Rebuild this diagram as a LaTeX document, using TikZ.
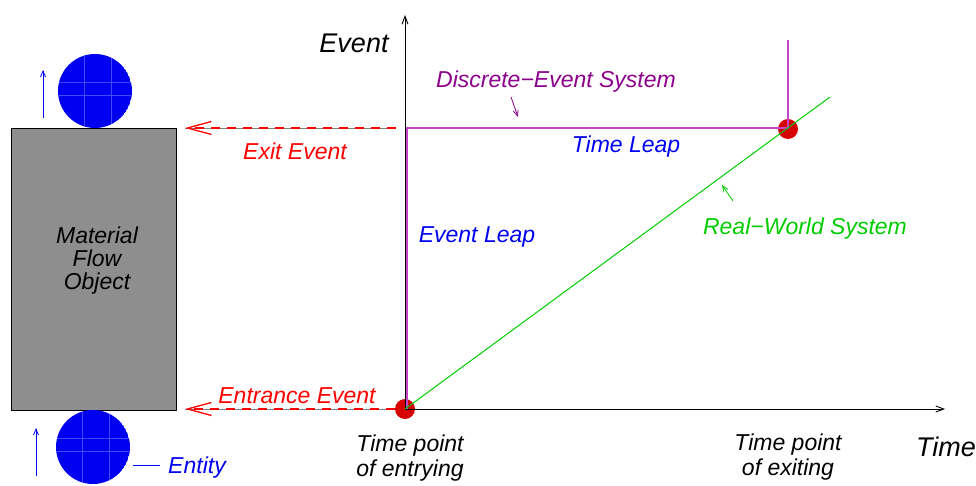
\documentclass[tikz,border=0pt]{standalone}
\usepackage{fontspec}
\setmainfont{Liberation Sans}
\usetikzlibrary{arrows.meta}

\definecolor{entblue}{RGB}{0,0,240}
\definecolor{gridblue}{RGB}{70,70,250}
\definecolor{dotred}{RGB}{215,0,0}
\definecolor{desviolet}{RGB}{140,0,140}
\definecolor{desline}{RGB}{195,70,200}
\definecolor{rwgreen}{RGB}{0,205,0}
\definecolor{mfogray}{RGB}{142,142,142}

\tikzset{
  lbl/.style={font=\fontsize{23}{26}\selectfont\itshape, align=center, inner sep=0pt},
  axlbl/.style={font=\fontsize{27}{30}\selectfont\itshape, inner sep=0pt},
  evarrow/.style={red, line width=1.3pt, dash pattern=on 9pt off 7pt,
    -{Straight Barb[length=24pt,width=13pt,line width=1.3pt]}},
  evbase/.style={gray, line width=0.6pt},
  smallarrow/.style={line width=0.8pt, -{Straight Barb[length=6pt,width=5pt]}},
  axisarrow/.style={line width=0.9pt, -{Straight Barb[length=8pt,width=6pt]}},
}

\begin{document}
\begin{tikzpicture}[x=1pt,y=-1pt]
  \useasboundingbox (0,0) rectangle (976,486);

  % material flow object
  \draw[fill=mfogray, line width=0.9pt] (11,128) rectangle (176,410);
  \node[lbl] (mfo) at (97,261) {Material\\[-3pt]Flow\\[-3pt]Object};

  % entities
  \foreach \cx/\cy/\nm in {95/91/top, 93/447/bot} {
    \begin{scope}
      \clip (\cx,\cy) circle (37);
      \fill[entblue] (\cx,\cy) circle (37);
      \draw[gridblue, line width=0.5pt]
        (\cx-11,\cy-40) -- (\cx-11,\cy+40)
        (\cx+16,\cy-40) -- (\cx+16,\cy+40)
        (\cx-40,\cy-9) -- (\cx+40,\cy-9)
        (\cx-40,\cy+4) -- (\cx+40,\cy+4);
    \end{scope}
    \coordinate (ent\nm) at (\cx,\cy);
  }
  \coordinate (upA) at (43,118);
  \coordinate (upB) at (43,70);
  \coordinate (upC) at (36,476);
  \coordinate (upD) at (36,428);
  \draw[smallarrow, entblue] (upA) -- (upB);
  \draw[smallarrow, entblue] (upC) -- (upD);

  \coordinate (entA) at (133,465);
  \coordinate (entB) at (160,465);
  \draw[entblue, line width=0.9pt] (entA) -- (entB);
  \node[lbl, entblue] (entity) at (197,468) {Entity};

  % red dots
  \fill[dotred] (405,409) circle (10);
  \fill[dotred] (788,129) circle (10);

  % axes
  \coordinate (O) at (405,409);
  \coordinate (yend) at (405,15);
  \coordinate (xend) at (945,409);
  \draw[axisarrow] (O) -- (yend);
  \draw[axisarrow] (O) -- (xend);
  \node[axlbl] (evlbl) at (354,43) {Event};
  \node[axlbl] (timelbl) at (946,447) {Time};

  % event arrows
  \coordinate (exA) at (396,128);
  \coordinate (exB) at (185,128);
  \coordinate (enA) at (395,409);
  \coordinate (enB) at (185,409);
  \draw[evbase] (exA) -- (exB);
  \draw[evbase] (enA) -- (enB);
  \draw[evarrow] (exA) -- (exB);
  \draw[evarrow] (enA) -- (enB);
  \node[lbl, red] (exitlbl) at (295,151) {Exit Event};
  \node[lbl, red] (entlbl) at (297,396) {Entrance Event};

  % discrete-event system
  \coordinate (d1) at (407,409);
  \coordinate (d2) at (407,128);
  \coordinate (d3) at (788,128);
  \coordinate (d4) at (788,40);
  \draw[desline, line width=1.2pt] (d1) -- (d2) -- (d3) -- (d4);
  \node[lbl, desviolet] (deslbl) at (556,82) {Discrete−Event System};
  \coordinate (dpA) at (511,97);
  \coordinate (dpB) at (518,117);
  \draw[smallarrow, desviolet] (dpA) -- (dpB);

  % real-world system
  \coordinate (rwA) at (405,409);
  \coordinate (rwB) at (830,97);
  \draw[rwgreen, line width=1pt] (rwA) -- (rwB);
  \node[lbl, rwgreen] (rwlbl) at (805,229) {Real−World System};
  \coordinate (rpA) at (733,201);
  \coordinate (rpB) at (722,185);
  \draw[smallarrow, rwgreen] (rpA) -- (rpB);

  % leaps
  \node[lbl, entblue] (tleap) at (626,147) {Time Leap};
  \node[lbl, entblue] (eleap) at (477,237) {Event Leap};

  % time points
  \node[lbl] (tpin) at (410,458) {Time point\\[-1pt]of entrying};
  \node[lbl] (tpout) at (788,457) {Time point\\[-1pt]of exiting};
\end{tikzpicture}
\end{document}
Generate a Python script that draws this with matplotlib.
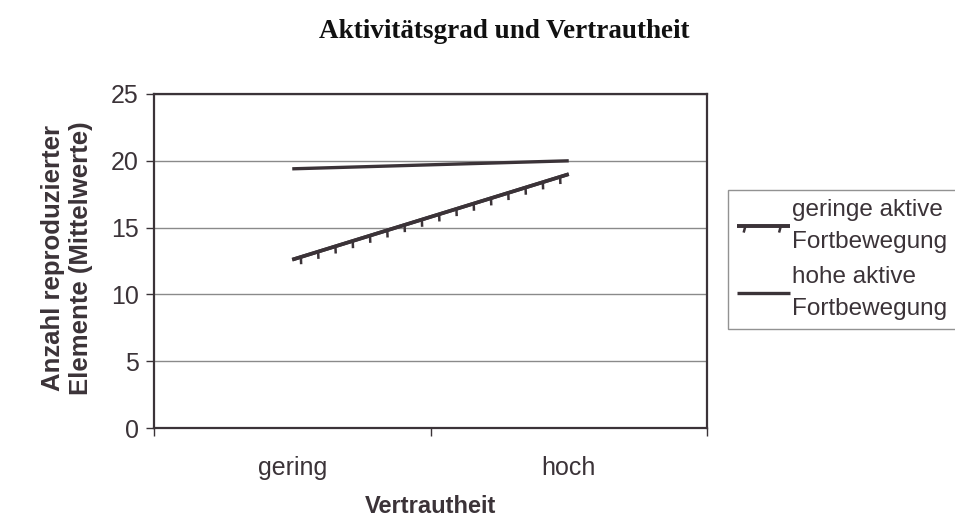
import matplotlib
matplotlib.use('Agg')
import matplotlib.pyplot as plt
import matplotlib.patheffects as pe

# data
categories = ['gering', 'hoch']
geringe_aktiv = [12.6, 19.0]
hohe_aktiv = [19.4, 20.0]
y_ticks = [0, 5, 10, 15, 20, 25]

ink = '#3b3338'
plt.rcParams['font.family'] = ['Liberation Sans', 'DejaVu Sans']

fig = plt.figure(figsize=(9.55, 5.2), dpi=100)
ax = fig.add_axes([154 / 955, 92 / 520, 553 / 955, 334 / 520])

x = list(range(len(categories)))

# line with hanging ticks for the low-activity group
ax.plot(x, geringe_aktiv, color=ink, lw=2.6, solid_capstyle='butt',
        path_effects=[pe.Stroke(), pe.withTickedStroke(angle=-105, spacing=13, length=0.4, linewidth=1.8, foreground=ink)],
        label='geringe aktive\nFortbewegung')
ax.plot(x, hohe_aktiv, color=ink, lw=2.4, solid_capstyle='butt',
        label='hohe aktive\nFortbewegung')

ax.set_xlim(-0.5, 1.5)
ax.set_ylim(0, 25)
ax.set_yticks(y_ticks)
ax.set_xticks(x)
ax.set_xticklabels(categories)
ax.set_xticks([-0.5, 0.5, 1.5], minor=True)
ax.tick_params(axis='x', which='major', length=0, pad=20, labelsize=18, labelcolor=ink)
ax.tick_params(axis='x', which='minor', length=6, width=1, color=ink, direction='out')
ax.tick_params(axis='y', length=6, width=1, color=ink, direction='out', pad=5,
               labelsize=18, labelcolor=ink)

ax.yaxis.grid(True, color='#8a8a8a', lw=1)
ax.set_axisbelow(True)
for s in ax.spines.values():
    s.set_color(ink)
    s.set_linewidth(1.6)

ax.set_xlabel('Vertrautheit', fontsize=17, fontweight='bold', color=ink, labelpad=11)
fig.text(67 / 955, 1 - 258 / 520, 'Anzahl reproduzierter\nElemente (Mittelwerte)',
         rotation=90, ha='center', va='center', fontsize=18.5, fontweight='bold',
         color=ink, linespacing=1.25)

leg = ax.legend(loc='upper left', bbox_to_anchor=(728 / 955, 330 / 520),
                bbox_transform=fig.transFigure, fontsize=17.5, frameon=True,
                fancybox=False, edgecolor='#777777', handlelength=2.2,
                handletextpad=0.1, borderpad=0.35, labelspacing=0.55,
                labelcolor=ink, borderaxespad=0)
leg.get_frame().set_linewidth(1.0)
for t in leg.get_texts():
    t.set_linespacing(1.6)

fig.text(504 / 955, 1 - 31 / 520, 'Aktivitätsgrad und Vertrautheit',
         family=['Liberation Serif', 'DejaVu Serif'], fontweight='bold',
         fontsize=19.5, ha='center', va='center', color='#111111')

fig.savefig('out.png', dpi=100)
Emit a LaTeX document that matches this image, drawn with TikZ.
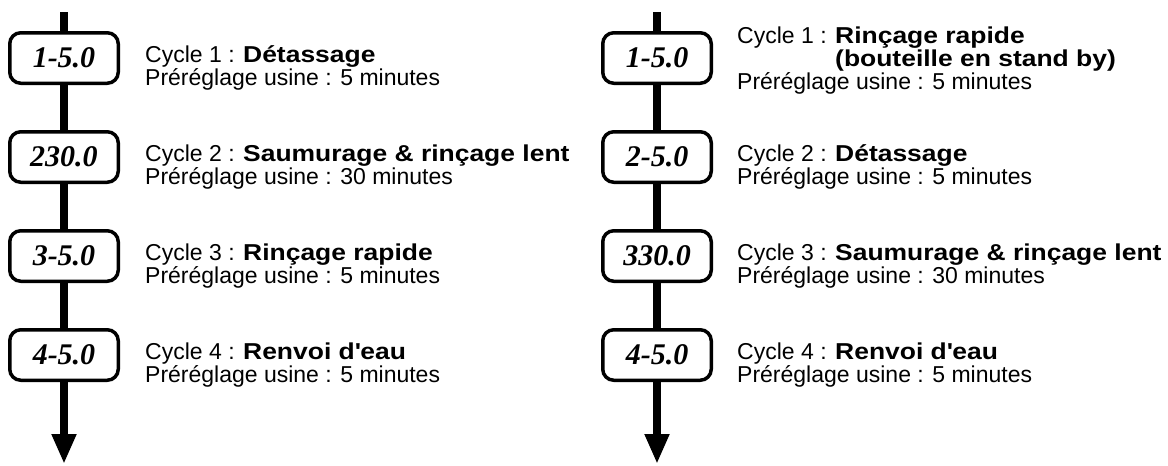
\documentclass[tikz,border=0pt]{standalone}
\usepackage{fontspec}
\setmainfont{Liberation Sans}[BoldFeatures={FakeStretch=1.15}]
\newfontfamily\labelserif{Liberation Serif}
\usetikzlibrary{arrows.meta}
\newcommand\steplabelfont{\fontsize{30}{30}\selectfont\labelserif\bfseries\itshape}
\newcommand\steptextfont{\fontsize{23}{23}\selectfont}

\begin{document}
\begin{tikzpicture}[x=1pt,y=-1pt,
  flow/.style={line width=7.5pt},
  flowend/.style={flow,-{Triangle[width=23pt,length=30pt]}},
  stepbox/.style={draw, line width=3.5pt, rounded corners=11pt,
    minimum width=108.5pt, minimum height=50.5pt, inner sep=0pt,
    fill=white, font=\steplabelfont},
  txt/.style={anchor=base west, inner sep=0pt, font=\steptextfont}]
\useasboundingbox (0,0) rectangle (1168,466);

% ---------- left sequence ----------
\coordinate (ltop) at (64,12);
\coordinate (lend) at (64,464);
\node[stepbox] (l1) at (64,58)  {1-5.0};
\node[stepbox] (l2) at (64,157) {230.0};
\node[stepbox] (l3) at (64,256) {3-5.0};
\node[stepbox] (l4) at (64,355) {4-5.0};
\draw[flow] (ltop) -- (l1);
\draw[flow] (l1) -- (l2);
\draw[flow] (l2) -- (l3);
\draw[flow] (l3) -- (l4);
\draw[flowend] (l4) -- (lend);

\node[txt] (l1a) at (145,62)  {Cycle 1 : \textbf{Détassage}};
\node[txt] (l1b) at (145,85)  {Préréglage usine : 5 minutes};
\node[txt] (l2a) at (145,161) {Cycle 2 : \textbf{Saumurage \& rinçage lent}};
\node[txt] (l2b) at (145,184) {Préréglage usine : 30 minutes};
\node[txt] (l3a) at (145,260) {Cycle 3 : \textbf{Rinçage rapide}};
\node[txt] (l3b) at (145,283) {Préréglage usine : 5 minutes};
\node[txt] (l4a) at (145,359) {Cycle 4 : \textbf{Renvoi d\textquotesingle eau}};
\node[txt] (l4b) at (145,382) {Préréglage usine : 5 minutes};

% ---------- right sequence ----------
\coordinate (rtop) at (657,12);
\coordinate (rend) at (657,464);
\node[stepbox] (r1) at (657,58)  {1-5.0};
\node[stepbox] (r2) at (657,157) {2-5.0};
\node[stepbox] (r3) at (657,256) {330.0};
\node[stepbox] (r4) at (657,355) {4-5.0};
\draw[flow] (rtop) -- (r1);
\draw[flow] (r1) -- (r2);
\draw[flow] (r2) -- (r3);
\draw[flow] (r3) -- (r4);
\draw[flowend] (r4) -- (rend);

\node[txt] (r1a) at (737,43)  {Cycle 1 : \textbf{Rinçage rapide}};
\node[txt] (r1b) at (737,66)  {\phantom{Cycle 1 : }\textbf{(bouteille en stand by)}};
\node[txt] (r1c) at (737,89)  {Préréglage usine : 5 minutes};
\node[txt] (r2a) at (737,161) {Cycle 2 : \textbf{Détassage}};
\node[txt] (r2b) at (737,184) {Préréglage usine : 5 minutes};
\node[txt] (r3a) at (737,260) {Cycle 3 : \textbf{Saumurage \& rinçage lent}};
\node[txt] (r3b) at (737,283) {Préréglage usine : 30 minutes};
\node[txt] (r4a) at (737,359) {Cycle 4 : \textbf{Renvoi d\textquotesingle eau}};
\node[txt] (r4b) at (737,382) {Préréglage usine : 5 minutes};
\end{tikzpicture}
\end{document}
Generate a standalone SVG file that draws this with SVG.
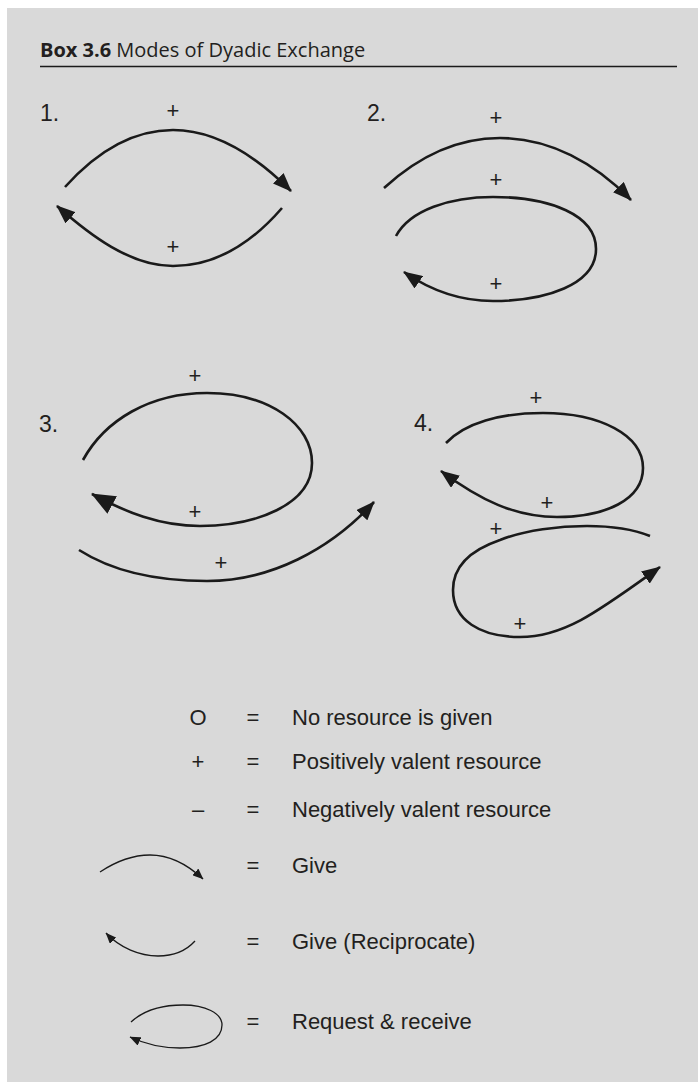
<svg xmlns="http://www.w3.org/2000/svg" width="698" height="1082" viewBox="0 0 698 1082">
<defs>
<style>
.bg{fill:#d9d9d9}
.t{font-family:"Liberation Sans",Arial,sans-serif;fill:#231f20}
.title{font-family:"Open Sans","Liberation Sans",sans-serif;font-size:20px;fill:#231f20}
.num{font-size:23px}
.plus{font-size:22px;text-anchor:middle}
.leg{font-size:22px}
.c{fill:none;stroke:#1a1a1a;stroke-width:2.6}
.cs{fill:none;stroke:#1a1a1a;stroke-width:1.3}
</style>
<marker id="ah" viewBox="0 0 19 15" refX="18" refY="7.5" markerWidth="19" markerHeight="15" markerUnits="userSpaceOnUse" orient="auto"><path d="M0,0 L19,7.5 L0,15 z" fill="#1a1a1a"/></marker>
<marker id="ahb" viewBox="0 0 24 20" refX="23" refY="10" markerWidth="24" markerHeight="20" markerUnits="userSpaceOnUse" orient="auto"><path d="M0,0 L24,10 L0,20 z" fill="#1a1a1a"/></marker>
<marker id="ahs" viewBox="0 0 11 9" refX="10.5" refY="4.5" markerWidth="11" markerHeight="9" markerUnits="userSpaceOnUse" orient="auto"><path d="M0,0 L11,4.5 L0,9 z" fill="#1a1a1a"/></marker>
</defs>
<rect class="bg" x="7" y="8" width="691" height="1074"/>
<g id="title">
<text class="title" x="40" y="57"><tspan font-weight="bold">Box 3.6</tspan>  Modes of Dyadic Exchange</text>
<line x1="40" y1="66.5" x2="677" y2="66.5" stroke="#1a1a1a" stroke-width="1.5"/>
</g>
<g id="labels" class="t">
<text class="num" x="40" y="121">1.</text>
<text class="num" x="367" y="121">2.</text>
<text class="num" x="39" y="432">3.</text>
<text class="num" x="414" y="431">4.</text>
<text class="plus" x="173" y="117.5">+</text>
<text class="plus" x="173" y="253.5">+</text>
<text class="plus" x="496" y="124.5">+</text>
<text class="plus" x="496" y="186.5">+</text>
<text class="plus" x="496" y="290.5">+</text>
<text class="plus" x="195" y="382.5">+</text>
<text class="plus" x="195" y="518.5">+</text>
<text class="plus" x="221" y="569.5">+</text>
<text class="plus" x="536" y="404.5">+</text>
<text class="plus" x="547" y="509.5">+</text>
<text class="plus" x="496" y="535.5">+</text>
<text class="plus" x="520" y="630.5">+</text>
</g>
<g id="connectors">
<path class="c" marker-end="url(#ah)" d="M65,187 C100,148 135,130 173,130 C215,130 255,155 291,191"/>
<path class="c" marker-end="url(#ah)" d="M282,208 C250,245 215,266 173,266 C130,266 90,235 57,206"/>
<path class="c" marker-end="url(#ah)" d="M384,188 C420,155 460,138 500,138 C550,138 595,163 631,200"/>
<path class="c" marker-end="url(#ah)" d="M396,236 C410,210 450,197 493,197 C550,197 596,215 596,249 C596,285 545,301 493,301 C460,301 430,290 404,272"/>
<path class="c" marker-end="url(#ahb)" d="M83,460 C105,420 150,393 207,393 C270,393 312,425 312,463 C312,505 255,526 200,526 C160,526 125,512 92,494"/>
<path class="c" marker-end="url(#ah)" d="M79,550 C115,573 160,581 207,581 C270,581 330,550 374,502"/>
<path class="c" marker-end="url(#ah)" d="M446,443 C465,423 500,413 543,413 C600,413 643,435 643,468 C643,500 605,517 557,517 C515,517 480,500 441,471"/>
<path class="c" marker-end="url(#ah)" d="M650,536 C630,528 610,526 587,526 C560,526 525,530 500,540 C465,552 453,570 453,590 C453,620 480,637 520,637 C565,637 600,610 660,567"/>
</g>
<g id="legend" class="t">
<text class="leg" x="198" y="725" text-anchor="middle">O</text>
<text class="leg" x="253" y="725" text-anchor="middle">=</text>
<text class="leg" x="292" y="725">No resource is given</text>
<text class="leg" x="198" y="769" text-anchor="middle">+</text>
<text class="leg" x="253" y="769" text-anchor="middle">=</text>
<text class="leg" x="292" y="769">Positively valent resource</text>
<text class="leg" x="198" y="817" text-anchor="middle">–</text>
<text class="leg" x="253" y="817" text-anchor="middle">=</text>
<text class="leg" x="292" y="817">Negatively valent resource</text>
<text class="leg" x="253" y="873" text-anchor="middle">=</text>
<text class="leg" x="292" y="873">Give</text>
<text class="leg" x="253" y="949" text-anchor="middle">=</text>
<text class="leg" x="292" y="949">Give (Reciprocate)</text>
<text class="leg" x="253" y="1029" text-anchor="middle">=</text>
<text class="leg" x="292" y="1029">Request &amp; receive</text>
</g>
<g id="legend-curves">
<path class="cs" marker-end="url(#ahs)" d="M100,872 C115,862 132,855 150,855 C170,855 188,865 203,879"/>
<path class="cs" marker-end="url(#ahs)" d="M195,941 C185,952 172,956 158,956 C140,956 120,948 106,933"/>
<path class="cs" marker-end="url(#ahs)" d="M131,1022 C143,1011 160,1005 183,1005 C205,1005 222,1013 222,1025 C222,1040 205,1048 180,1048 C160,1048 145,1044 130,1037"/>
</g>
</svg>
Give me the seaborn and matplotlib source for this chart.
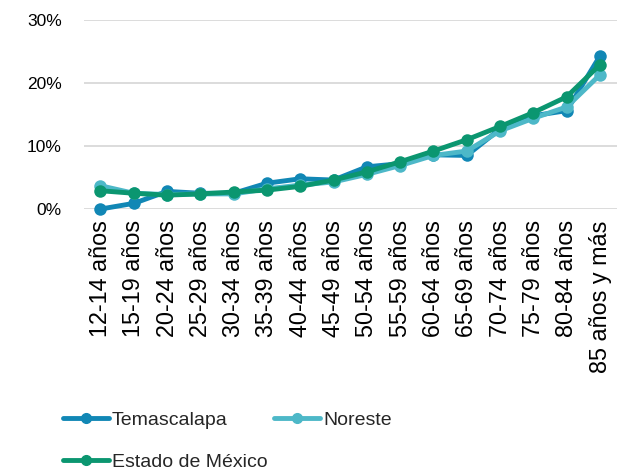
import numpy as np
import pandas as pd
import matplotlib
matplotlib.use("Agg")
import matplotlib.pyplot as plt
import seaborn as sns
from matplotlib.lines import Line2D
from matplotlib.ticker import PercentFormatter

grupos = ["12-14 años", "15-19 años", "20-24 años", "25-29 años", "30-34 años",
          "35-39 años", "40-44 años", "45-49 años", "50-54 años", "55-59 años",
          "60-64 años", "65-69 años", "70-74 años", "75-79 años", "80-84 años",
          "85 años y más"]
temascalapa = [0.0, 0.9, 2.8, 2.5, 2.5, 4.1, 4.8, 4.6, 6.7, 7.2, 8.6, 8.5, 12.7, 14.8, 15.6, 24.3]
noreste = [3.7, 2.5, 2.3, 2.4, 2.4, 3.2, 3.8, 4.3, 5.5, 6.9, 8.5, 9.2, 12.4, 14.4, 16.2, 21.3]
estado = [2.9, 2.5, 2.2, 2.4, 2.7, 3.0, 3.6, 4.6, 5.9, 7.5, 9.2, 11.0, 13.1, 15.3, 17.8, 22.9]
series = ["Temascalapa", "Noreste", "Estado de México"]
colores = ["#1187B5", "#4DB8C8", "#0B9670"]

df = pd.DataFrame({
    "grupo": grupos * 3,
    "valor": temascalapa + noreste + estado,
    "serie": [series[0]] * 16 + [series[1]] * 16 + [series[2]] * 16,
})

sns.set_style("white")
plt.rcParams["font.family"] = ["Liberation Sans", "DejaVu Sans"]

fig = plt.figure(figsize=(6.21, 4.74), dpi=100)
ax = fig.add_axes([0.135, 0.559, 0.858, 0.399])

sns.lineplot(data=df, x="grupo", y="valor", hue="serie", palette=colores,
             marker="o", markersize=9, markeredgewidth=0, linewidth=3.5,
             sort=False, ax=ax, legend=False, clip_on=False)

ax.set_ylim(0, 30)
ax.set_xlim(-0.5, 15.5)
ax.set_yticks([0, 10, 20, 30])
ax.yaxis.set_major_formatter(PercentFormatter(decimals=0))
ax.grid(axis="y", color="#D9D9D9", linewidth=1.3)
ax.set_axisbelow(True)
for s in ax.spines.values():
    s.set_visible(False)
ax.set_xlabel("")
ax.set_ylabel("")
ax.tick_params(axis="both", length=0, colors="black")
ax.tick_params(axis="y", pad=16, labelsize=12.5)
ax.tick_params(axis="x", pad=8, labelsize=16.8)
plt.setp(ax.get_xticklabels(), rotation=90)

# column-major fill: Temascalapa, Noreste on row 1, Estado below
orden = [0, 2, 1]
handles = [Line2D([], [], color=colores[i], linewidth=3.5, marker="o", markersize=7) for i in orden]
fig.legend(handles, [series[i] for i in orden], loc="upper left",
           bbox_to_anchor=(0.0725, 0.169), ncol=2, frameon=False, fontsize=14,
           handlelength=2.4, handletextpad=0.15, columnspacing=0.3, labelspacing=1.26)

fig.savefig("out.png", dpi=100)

# # # # #

_Task objective:_
Exactly reproduce the run of lines from the start of the listing through the line with "(upC) -- (upD);", inclusive; pictures are not copied.

_Result of the exercise:_
Rebuild this diagram as a LaTeX document, using TikZ.
\documentclass[tikz,border=0pt]{standalone}
\usepackage{fontspec}
\setmainfont{Liberation Sans}
\usetikzlibrary{arrows.meta}

\definecolor{entblue}{RGB}{0,0,240}
\definecolor{gridblue}{RGB}{70,70,250}
\definecolor{dotred}{RGB}{215,0,0}
\definecolor{desviolet}{RGB}{140,0,140}
\definecolor{desline}{RGB}{195,70,200}
\definecolor{rwgreen}{RGB}{0,205,0}
\definecolor{mfogray}{RGB}{142,142,142}

\tikzset{
  lbl/.style={font=\fontsize{23}{26}\selectfont\itshape, align=center, inner sep=0pt},
  axlbl/.style={font=\fontsize{27}{30}\selectfont\itshape, inner sep=0pt},
  evarrow/.style={red, line width=1.3pt, dash pattern=on 9pt off 7pt,
    -{Straight Barb[length=24pt,width=13pt,line width=1.3pt]}},
  evbase/.style={gray, line width=0.6pt},
  smallarrow/.style={line width=0.8pt, -{Straight Barb[length=6pt,width=5pt]}},
  axisarrow/.style={line width=0.9pt, -{Straight Barb[length=8pt,width=6pt]}},
}

\begin{document}
\begin{tikzpicture}[x=1pt,y=-1pt]
  \useasboundingbox (0,0) rectangle (976,486);

  % material flow object
  \draw[fill=mfogray, line width=0.9pt] (11,128) rectangle (176,410);
  \node[lbl] (mfo) at (97,261) {Material\\[-3pt]Flow\\[-3pt]Object};

  % entities
  \foreach \cx/\cy/\nm in {95/91/top, 93/447/bot} {
    \begin{scope}
      \clip (\cx,\cy) circle (37);
      \fill[entblue] (\cx,\cy) circle (37);
      \draw[gridblue, line width=0.5pt]
        (\cx-11,\cy-40) -- (\cx-11,\cy+40)
        (\cx+16,\cy-40) -- (\cx+16,\cy+40)
        (\cx-40,\cy-9) -- (\cx+40,\cy-9)
        (\cx-40,\cy+4) -- (\cx+40,\cy+4);
    \end{scope}
    \coordinate (ent\nm) at (\cx,\cy);
  }
  \coordinate (upA) at (43,118);
  \coordinate (upB) at (43,70);
  \coordinate (upC) at (36,476);
  \coordinate (upD) at (36,428);
  \draw[smallarrow, entblue] (upA) -- (upB);
  \draw[smallarrow, entblue] (upC) -- (upD);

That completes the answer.